2. Suppose art deteriorates with material well-being - what do you propose - start a project for the encouragement of suffering in order to generate art? Sounds a trifle sadistic to me.
3. Does anyone actually like Italian Renaissance art? I admire the skill, but dislike the product - all those angels and half-naked men fighting. OK, the point made would stand if Rembrandt's Holland or Shakespeare's England had been chosen instead (times that produced art that I actually like), but I sometimes think conservatives pick an artist or era to prove a point, rather than because they actually have any interest in it - all that stuff about how children should learn to read Virgil (does anyone actually like Virgil??)
4. The Black Death caused great suffering while it was happening, but greatly improved the standard of living for the remaining peasants, by reducing the population and introducing labour mobility.
Faith gives a person some "givens" to start with, a form to work with in. It offers limits, points of resistance, that can give traction to an artist.
Too much freedom lends itself to formlessness, vagueness, lack of direction and meaning, triviality.
Annie Dillard once quoted Simone Weil as writing, "We love the country of here below. It offers us resistance (to love?)." Can't remember the exact wording.

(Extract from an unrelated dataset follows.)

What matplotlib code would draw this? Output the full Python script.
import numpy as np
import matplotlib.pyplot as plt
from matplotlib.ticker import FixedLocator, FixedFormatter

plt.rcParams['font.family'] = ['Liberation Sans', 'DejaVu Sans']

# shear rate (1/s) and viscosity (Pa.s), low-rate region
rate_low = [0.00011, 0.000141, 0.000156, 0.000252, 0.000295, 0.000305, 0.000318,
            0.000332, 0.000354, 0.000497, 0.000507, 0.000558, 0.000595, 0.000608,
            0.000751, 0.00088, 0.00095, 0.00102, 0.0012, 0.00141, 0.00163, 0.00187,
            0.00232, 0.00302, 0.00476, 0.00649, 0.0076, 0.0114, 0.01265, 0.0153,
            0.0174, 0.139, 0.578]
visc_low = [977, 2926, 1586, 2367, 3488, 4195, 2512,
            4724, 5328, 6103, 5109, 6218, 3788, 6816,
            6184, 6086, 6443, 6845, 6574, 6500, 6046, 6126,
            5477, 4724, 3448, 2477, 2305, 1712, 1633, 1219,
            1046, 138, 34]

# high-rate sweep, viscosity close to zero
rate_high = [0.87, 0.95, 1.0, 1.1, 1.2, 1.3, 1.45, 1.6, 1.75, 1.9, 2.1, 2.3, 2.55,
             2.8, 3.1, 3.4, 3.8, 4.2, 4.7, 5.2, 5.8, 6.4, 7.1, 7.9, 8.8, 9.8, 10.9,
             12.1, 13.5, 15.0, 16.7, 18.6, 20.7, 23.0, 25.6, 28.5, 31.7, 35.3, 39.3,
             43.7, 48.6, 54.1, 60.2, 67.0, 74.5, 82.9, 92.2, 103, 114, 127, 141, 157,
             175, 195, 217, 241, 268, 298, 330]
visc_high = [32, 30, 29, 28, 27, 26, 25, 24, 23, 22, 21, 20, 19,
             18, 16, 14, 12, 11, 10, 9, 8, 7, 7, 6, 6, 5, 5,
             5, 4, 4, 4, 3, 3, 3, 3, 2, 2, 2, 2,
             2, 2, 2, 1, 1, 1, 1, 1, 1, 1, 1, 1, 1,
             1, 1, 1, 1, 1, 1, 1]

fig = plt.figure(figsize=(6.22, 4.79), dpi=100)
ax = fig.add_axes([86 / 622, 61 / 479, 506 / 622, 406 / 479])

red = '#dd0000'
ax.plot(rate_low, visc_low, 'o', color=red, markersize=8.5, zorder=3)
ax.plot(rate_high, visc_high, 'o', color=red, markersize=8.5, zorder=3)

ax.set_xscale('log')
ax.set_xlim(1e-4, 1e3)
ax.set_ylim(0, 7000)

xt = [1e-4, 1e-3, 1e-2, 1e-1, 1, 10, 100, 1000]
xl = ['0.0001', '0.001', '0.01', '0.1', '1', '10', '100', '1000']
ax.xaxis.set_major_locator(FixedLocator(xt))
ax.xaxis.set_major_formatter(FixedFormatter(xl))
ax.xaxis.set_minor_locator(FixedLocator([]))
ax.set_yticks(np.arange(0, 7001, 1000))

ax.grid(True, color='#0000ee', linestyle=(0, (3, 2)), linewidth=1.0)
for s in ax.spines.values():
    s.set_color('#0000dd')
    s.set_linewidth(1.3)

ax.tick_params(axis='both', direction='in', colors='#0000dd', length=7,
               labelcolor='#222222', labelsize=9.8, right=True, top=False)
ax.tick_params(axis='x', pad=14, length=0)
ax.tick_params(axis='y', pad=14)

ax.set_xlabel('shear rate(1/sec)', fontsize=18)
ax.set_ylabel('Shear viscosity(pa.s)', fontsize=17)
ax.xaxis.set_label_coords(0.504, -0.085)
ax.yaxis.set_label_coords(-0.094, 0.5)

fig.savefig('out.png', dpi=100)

I find the quote interesting, in this context, though am not sure what the original was.
rombald
October 21, 2008 7:56 AM
Look, I personally like reading novels and poetry, visiting art galleries, and looking round cathedrals, but I'm just struggling here to find a justification for the value of art other than it being what I like. Suggestions?

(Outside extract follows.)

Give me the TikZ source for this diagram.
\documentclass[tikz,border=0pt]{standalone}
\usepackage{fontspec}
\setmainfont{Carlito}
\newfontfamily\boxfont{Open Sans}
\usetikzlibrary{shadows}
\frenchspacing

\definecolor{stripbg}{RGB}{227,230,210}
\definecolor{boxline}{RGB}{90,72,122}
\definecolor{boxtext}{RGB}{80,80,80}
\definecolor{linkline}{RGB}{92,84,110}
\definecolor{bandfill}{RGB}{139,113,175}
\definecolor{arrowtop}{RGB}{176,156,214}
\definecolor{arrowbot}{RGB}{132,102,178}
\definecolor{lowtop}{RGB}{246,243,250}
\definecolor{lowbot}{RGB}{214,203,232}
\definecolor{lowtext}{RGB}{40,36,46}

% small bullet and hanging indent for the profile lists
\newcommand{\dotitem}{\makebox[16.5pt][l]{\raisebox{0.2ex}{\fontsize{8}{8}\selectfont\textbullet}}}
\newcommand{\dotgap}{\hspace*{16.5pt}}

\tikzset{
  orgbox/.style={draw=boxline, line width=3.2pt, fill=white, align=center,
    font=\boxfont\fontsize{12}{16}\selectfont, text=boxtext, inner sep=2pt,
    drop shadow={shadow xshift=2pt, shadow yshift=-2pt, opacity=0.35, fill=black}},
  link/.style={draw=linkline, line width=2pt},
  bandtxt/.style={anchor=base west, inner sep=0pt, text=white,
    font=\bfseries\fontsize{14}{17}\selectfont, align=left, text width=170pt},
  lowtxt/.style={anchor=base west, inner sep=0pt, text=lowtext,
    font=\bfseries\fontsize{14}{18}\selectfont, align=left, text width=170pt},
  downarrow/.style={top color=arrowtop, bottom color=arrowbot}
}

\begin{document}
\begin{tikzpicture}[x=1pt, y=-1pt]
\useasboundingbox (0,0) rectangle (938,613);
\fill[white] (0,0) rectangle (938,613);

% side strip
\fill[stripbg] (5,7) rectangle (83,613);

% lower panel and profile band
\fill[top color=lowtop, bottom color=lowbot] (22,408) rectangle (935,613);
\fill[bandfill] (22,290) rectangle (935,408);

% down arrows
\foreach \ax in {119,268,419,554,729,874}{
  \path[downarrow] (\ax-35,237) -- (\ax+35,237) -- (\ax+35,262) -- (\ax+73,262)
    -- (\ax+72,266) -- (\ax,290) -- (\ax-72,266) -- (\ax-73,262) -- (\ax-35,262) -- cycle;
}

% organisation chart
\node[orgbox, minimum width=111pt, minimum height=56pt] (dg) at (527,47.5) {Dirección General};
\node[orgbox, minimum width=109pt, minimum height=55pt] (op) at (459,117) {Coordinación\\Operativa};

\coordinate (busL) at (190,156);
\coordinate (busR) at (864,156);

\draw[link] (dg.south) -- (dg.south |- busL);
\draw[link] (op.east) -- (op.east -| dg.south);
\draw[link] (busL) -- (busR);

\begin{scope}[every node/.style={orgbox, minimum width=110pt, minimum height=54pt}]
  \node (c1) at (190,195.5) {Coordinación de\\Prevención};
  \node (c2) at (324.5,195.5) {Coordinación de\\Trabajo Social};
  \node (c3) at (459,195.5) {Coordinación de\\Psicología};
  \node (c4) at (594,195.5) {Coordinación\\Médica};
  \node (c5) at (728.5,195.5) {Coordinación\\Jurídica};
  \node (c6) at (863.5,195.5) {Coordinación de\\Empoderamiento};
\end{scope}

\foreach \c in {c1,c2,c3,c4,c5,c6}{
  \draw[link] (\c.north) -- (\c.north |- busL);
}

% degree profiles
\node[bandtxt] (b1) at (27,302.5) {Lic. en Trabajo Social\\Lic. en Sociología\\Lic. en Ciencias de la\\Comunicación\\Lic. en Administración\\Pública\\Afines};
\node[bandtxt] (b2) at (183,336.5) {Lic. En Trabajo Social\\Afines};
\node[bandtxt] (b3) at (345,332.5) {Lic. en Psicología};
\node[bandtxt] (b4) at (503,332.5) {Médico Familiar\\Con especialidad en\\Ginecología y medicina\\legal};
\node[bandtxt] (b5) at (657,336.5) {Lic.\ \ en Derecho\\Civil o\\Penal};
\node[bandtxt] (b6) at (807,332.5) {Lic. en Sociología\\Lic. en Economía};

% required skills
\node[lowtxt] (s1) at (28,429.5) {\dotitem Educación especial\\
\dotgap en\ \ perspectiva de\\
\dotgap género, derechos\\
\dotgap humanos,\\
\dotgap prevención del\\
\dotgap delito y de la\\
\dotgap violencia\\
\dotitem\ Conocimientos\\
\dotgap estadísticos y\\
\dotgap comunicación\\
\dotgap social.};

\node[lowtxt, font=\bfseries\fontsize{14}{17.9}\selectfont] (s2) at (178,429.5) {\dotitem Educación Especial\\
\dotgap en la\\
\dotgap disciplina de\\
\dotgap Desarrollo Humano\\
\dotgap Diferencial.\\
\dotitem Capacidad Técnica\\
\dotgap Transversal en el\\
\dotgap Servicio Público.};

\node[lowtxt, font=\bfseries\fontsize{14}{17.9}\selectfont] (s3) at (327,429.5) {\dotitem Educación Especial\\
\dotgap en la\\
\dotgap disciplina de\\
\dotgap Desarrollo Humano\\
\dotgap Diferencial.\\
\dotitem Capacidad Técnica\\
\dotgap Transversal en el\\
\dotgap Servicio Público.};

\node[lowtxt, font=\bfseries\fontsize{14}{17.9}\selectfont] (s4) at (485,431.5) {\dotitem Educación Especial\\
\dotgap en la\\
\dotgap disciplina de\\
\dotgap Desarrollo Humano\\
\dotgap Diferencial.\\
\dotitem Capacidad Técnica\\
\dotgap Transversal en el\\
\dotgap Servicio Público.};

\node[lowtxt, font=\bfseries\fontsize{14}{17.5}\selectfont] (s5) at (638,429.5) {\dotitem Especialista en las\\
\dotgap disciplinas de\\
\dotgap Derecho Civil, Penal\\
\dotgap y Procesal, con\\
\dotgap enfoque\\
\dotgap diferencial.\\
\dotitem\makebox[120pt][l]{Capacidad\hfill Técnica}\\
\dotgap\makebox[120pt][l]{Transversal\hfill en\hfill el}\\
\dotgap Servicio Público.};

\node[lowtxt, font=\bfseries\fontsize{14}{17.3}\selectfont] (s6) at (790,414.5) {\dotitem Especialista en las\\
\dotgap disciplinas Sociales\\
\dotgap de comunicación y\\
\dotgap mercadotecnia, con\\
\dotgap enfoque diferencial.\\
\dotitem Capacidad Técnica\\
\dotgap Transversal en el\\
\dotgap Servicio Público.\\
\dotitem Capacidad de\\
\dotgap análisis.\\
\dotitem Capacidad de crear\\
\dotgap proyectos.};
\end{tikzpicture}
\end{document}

That is a good enough reason right there.
Matt,
I second everything Lancelot Lamar said in terms of his devaluation of Steinbeck in relation to his contemporaries -- especially in relation to Faulkner, who is by far the greatest writer in this country's history, but also in relation to any of the major figures of the Southern Renaissance from the 1920's up through the 1970's or so, who produced by far the greatest body of fiction in this country's history.

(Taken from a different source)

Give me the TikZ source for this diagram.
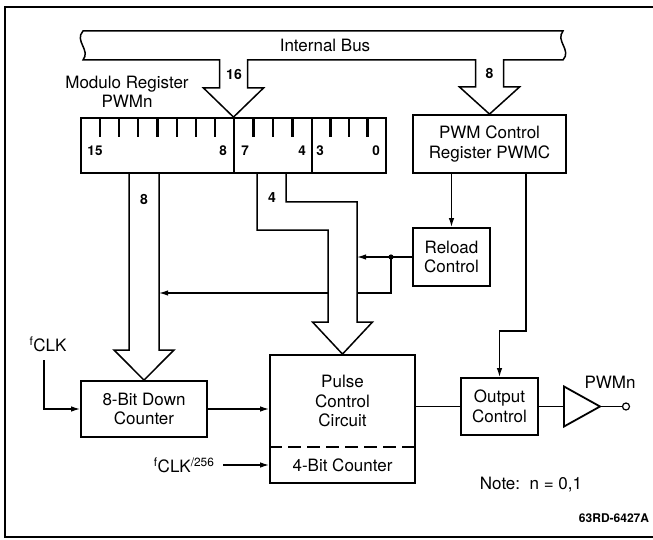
\documentclass[tikz,border=0pt]{standalone}
\usepackage{fontspec}
\setmainfont{TeX Gyre Heros}
\usetikzlibrary{arrows.meta}

\tikzset{
  box/.style={draw,line width=1.8pt,inner sep=0pt,align=center},
  wire/.style={line width=1.3pt},
  sig/.style={wire,-{Latex[length=9pt,width=5.5pt]}},
  bus/.style={line width=1.5pt,line join=miter},
  tick/.style={line width=2.2pt},
  bitno/.style={font=\bfseries\fontsize{13.5}{15}\selectfont},
  buswidth/.style={font=\bfseries\fontsize{14}{16}\selectfont},
}

\begin{document}
\begin{tikzpicture}[x=1pt,y=-1pt,font=\fontsize{17}{19.5}\selectfont]
  \useasboundingbox (0,0) rectangle (653,540);
  \draw[line width=1.4pt] (653,7) -- (5,7) -- (5,537) -- (653,537);

  \node[box,minimum width=153pt,minimum height=58pt] (pwmc) at (489.5,144) {PWM Control\\Register PWMC};
  \node[box,minimum width=77pt,minimum height=58pt] (reload) at (451.5,257) {Reload\\Control};
  \node[box,minimum width=126pt,minimum height=56pt] (downcnt) at (144,409) {8-Bit Down\\Counter};
  \node[box,minimum width=145pt,minimum height=128pt] (pulse) at (342.5,419) {};
  \node[align=center] (pulsetxt) at (342.5,401) {Pulse\\Control\\Circuit};
  \node (cnt4) at (342.5,465) {4-Bit Counter};
  \node[box,minimum width=77pt,minimum height=57pt] (outctl) at (499.5,406.5) {Output\\Control};
  \coordinate (dash) at (0,447);
  \draw[line width=1.8pt,dash pattern=on 13pt off 6pt]
    (pulse.west |- dash) -- (pulse.east |- dash);

  \coordinate (jn) at (391,257);
  \draw[sig] (reload.west) -- (357,257);
  \fill (jn) circle (2.6pt);
  \draw[sig] (jn) -- (391,293) -- (159,293);

  \draw[bus,fill=white] (257,173) -- (257,230) -- (328,230) -- (328,322)
    -- (312.5,322) -- (pulse.north) -- (372.5,322) -- (357,322)
    -- (357,202) -- (286,202) -- (286,173);
  \node[buswidth] (w4) at (272,198) {4};

  \node[box,minimum width=305pt,minimum height=55pt] (modreg) at (233.5,145.5) {};
  \node[align=center] (modname) at (127,92) {Modulo Register\\PWMn};
  \foreach \x in {234,312}
    \draw[box] (\x,118) -- (\x,173);
  \foreach \k in {1,...,7}
    \draw[tick] (81+\k*19.125,118) -- ++(0,19);
  \foreach \k in {1,2,3}
    \draw[tick] (234+\k*19.5,118) -- ++(0,19);
  \foreach \k in {1,2,3}
    \draw[tick] (312+\k*18.5,118) -- ++(0,19);
  \foreach \x/\b in {95/15,223/8,245/7,302/4,320/3,376/0}
    \node[bitno] (bit\b) at (\x,151) {\b};

  \draw[bus] (83,31) -- (563,31) .. controls (555,41) and (572,50) .. (563,60)
    -- (503.5,60) -- (503.5,87) -- (519.5,87) -- (pwmc.north)
    -- (459.5,87) -- (475.5,87) -- (475.5,60)
    -- (247.5,60) -- (247.5,88) -- (263.5,88) -- (modreg.north)
    -- (203.5,88) -- (219.5,88) -- (219.5,60)
    -- (83,60) .. controls (91,50) and (74,41) .. (83,31) -- cycle;
  \node (busname) at (325,45) {Internal Bus};
  \node[buswidth] (w16) at (234,74) {16};
  \node[buswidth] (w8a) at (489.5,73) {8};

  \draw[bus] (129,173) -- (129,350) -- (114,350) -- (downcnt.north)
    -- (174,350) -- (159,350) -- (159,173);
  \node[buswidth] (w8b) at (144,199) {8};

  \draw[sig] (reload.north |- pwmc.south) -- (reload.north);
  \coordinate (bend) at (526,331);
  \draw[sig] (pwmc.south -| bend) -- (bend) -- (bend -| outctl.north) -- (outctl.north);

  \node (fclk) at (48,344) {\textsuperscript{f}CLK};
  \draw[sig] (44,360) |- (downcnt.west);
  \draw[sig] (downcnt.east) -- (downcnt.east -| pulse.west);
  \node[anchor=east] (fclkdiv) at (218,465) {\textsuperscript{f}CLK\textsuperscript{/256}};
  \draw[sig] ([xshift=5pt]fclkdiv.east) -- (pulse.west |- fclkdiv.east);

  \draw[wire] (outctl.west -| pulse.east) -- (outctl.west);
  \coordinate (bufin) at (564,406.5);
  \draw[wire] (outctl.east) -- (bufin);
  \draw[box,line join=miter] (bufin) -- ++(0,-20) -- ++(36,20) coordinate (bufout)
    -- ++(-36,20) -- cycle;
  \node[draw,circle,line width=1.2pt,inner sep=0pt,minimum size=7pt] (pin) at (626,406.5) {};
  \draw[wire] (bufout) -- (pin.west);
  \node (pwmn) at (610,382) {PWMn};

  \node (note) at (531,485) {Note:\ \ n = 0,1};
  \node[font=\bfseries\fontsize{12}{14}\selectfont] (figid) at (614,518) {63RD-6427A};
\end{tikzpicture}
\end{document}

In any event, Steinbeck drifted toward the right politically over the course of his career, in large part because the left came more and more to abandon the populism of works like *The Grapes of Wrath.*
By the time he died, Steinbeck was a sort of proto- neo-conservative, in that he remained an old-school Roosevelt Democrat at a time when the New Left was on the rise.
Steinbeck -- like John Dos Passos -- became a vocal anti-communist after World War II, a stance which put him on the outs with the leftist elite and led to the eclipse of his critical standing by the 1960's, an eclipse from which his work -- like Dos Passos's work -- has (unfortunately) never returned.
Rufus/Lancelot
As a reader, I too would prefer to curl up with Faulkner before Steinbeck but both men's works were realised in film by Hollywood Liberal, Communist and Socialist - Mr Kazan.
My point remains the same, the economic disaster of the Great Depression is not the root cause for the great artistry of Hollywood in that time but the ability of the artists of that era to question the social, political, and economic realities of early 20th Century America. Will conservatives of the 21st century pose them, or will the Left again set the agenda?